O Brasil sofre com diversos outros problemas, como, por exemplo, o perdularismo, uma prática de arrecadar muito dinheiro dos contribuintes e gastar muito mal. Um reflexo disso é a carga tributária brasileira, que, antes da época de Vargas, era de 10% e hoje já está quase na casa dos 35%. Porém, arrecadar não é o problema; o que de fato é o problema são os serviços que o Estado brasileiro se dispõe a fazer, tais como saúde, educação, segurança e infraestrutura. Somente a título de curiosidade, em 2018, o Brasil, por meio de seu sistema de saúde, o SUS (Sistema Único de Saúde), teve mais de 153 mil mortes por falta de atendimento, equipamentos, remédios, insumos ou tratamentos. Além disso, o Brasil ocupa os últimos lugares no ranking do PISA (Programa Internacional de Avaliação de Alunos), quando o assunto é linguagens e matemática. O que estamos tratando aqui é que o Estado brasileiro arrecada como um país desenvolvido do Ocidente e entrega serviços básicos como um país miserável da África.
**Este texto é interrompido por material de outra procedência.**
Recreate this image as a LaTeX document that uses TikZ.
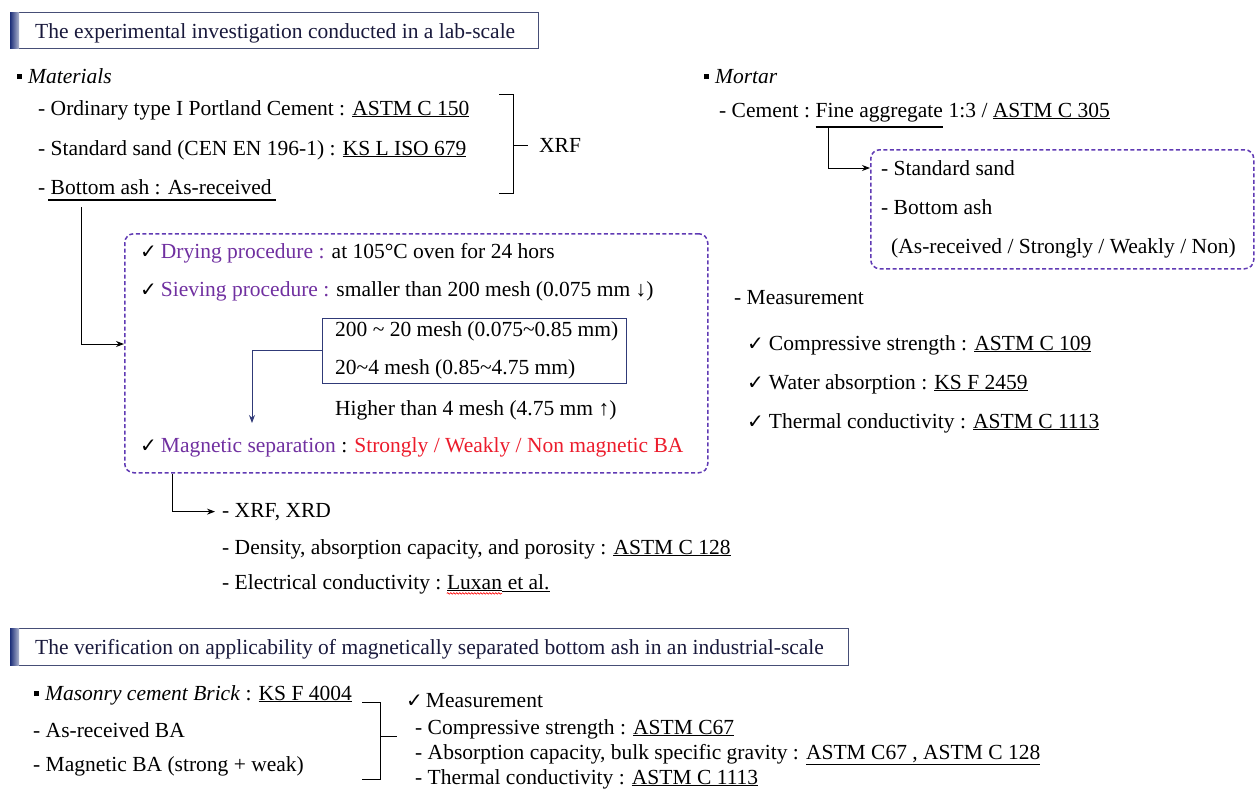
\documentclass[tikz,border=0pt]{standalone}
\usepackage{fontspec}
\setmainfont{Liberation Serif}
\newfontfamily\symfont{DejaVu Sans}
\usepackage{tikz}
\usetikzlibrary{calc}
\usetikzlibrary{arrows.meta}
\usetikzlibrary{decorations.pathmorphing}
\definecolor{hdnavy}{RGB}{28,46,120}
\definecolor{hdline}{RGB}{70,78,118}
\definecolor{hdtext}{RGB}{25,25,60}
\definecolor{procviolet}{RGB}{112,48,160}
\definecolor{boxviolet}{RGB}{96,58,180}
\definecolor{sepred}{RGB}{236,28,44}
\definecolor{meshblue}{RGB}{48,58,120}
\newcommand{\chk}{{\symfont\fontsize{20}{20}\selectfont ✓}}
\newcommand{\sqb}{\rule[4pt]{5pt}{5pt}}
\newcommand{\stdref}[1]{\underline{#1}}
\newcommand{\tl}{\textasciitilde}

\begin{document}
\begin{tikzpicture}[x=1pt,y=-1pt,
  txt/.style={anchor=base west, inner sep=0pt, font=\fontsize{21.5}{26}\selectfont},
  hdbox/.style={draw=hdline, fill=white, line width=0.8pt},
  dashbox/.style={draw=boxviolet, dash pattern=on 4pt off 2.5pt, line width=1.5pt, rounded corners=9pt, inner sep=0pt, anchor=north west},
  bar/.style={line width=2pt},
  link/.style={line width=1pt, -{Stealth[length=8pt,width=6pt]}},
  brack/.style={line width=1pt}]
\useasboundingbox (0,0) rectangle (1258,790);

% lab-scale part
\draw[hdbox] (10,12) rectangle (538,48);
\shade[left color=hdnavy, right color=hdnavy!35] (10,12) rectangle (19,48);
\node[txt, text=hdtext] (hdlab) at (35,38) {The experimental investigation conducted in a lab-scale};

\node[txt] (mat) at (17,83) {\sqb\hspace{6pt}\textit{Materials}};
\node[txt] (opc) at (38,115) {- Ordinary type I Portland Cement : \stdref{ASTM C 150}};
\node[txt] (sand) at (38,155) {- Standard sand (CEN EN 196-1) : \stdref{KS L ISO 679}};
\node[txt] (ash) at (38,194) {- Bottom ash : As-received};
\draw[bar] ([xshift=10pt,yshift=-5pt]ash.south west) -- ([xshift=4pt,yshift=-5pt]ash.south east);
\coordinate (ashbar) at (81,207);

\draw[brack] (499,94) -| (513,193) -- (499,193);
\draw[brack] (513,145) -- (528,145);
\node[txt] (xrf) at (539,152) {XRF};

\node[dashbox, minimum width=583pt, minimum height=239pt] (labbox) at (124,233) {};
\coordinate (labin) at (124,344);
\draw[link] (ashbar) |- (labin);

\node[txt] (dry) at (140,258) {\chk\hspace{4pt}\textcolor{procviolet}{Drying procedure :} at 105°C oven for 24 hors};
\node[txt] (sieve) at (140,296) {\chk\hspace{4pt}\textcolor{procviolet}{Sieving procedure :} smaller than 200 mesh (0.075 mm ↓)};
\node[draw=meshblue, line width=0.8pt, inner sep=0pt, anchor=north west, minimum width=304pt, minimum height=65pt] (meshbox) at (322,318) {};
\node[txt] (mesha) at (335,336) {200 \tl\ 20 mesh (0.075\tl 0.85 mm)};
\node[txt] (meshb) at (335,374) {20\tl 4 mesh (0.85\tl 4.75 mm)};
\node[txt] (higher) at (335,415) {Higher than 4 mesh (4.75 mm ↑)};
\coordinate (sievetip) at (252,423);
\draw[link, meshblue] (meshbox.west) -| (sievetip);
\node[txt] (magsep) at (140,452) {\chk\hspace{4pt}\textcolor{procviolet}{Magnetic separation} : \textcolor{sepred}{Strongly / Weakly / Non magnetic BA}};

\node[txt] (xrfxrd) at (222,517) {- XRF, XRD};
\draw[link, shorten >=7pt] ([xshift=48pt]labbox.south west) |- (xrfxrd.west);
\node[txt] (density) at (222,554) {- Density, absorption capacity, and porosity : \stdref{ASTM C 128}};
\node[txt] (elec) at (222,589) {- Electrical conductivity :\ \mbox{}};
\node[txt] (luxan) at (elec.base east) {\stdref{Luxan}};
\node[txt] (etal) at (luxan.base east) {\stdref{\ et al.}};
\draw[red, line width=0.6pt, decorate, decoration={snake, amplitude=0.8pt, segment length=3pt}]
  ([yshift=-2pt]luxan.south west) -- ([yshift=-2pt]luxan.south east);

% mortar
\node[txt] (mortar) at (704,83) {\sqb\hspace{6pt}\textit{Mortar}};
\node[txt] (cement) at (719,117) {- Cement :\ \mbox{}};
\node[txt] (fineagg) at (cement.base east) {Fine aggregate};
\node[txt] (ratio) at (fineagg.base east) {\ 1:3 / \stdref{ASTM C 305}};
\draw[bar] ([yshift=-5pt]fineagg.south west) -- ([yshift=-5pt]fineagg.south east);
\coordinate (finebar) at (828,128);

\node[dashbox, minimum width=383pt, minimum height=119pt] (mixbox) at (870,149) {};
\coordinate (mixin) at (870,168);
\draw[link] (finebar) |- (mixin);
\node[txt] (stsand) at (881,175) {- Standard sand};
\node[txt] (btash) at (881,214) {- Bottom ash};
\node[txt] (batypes) at (891,253) {(As-received / Strongly / Weakly / Non)};

\node[txt] (meas) at (734,304) {- Measurement};
\foreach \nm/\yy/\body in {comp/350/{Compressive strength : \stdref{ASTM C 109}},
                          water/389/{Water absorption : \stdref{KS F 2459}},
                          therm/428/{Thermal conductivity : \stdref{ASTM C 1113}}}
  \node[txt] (\nm) at (747,\yy) {\chk\hspace{5pt}\body};

% industrial-scale part
\draw[hdbox] (10,628) rectangle (848,665);
\shade[left color=hdnavy, right color=hdnavy!35] (10,628) rectangle (19,665);
\node[txt, text=hdtext] (hdind) at (35,654) {The verification on applicability of magnetically separated bottom ash in an industrial-scale};

\node[txt] (brick) at (34,700) {\sqb\hspace{6pt}\textit{Masonry cement Brick} : \stdref{KS F 4004}};
\node[txt] (asrec) at (33,737) {- As-received BA};
\node[txt] (magba) at (33,771) {- Magnetic BA (strong + weak)};
\draw[brack] (362,702) -| (380,779) -- (362,779);
\draw[brack] (380,736) -- (397,736);

\node[txt] (bmeas) at (406,707) {\chk\hspace{3pt}Measurement};
\node[txt] (bcomp) at (415,734) {- Compressive strength : \stdref{ASTM C67}};
\node[txt] (babs) at (415,759) {- Absorption capacity, bulk specific gravity : \stdref{ASTM C67 , ASTM C 128}};
\node[txt] (btherm) at (415,784) {- Thermal conductivity : \stdref{ASTM C 1113}};
\end{tikzpicture}
\end{document}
O economista Daron Acemoglu, através de seu best seller Por que as Nações Fracassam?, mostra como os países desenvolvidos formularam instituições inclusivas, que reafirmaram os valores democrático-liberais, o Estado de Direito e, principalmente, uma melhor definição das “regras do jogo”, ou seja, a legislação que define como o ambiente de negócios irá funcionar. Ou seja, tudo o que o Brasil não fez, uma vez que o país tupiniquim perdeu tempo apostando em práticas patrimonialistas, populistas, paternalistas, corporativistas, clientelistas e coronelistas, que atrasaram a formação dessas instituições inclusivas que Acemoglu retrata. Ao contrário disso, o Brasil possui instituições extrativistas.
Portanto, não é um mero crescimento do PIB estatal brasileiro que fará com que os indivíduos tenham um padrão de vida melhor, mas melhores políticas, que promovam a inclusão social e não a opressão populista-paternalista que foi elencada ao longo deste texto.